Public purse under strain from house supply crisis
THE UK’S chronic lack of housing supply is forcing hundreds of employed people to claim housing benefit every day, as prices continue to climb.
As demand for property continues to surge, the National Housing Federation (NHF) today reveals the how Britain’s housing shortfall is straining the public finances. According to shocking new research, 310 workers turn to housing benefits on a daily basis, putting a £12.1bn burden on taxpayers since 2009.
Without a huge increase in house building, house prices and rents in London will continue to swell at eye-watering rates, analysts predict. The price of an average home in the capital is expected to surge upward by nearly £200,000 by 2020, rising to £647,500. Rents will grow by a third in the same period.

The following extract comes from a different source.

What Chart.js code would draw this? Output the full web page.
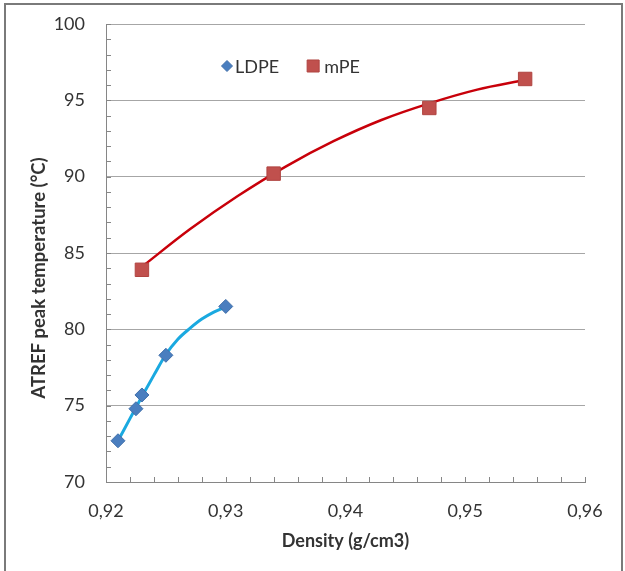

The number of people in work and claiming housing benefits in London has more than doubled since 2009, while the number not in employment who are claiming has actually dropped by 2.1 per cent.
The Royal Institution of Chartered Surveyors (RICS) also reveals the strongest expectations for house price growth in 14 years today: 59 per cent more surveyors predict that prices will continue to rise than expect a drop, the highest level since 1999.
“House building is on the up, but it is rising nowhere near quickly enough to make up the shortfall that has built up in recent years,” said RICS’ chief economist Simon Rubinsohn. “If there is not meaningful increase in new homes, the likelihood is that prices, and for that matter rents, will continue to push upwards making the cost of shelter ever more unaffordable.”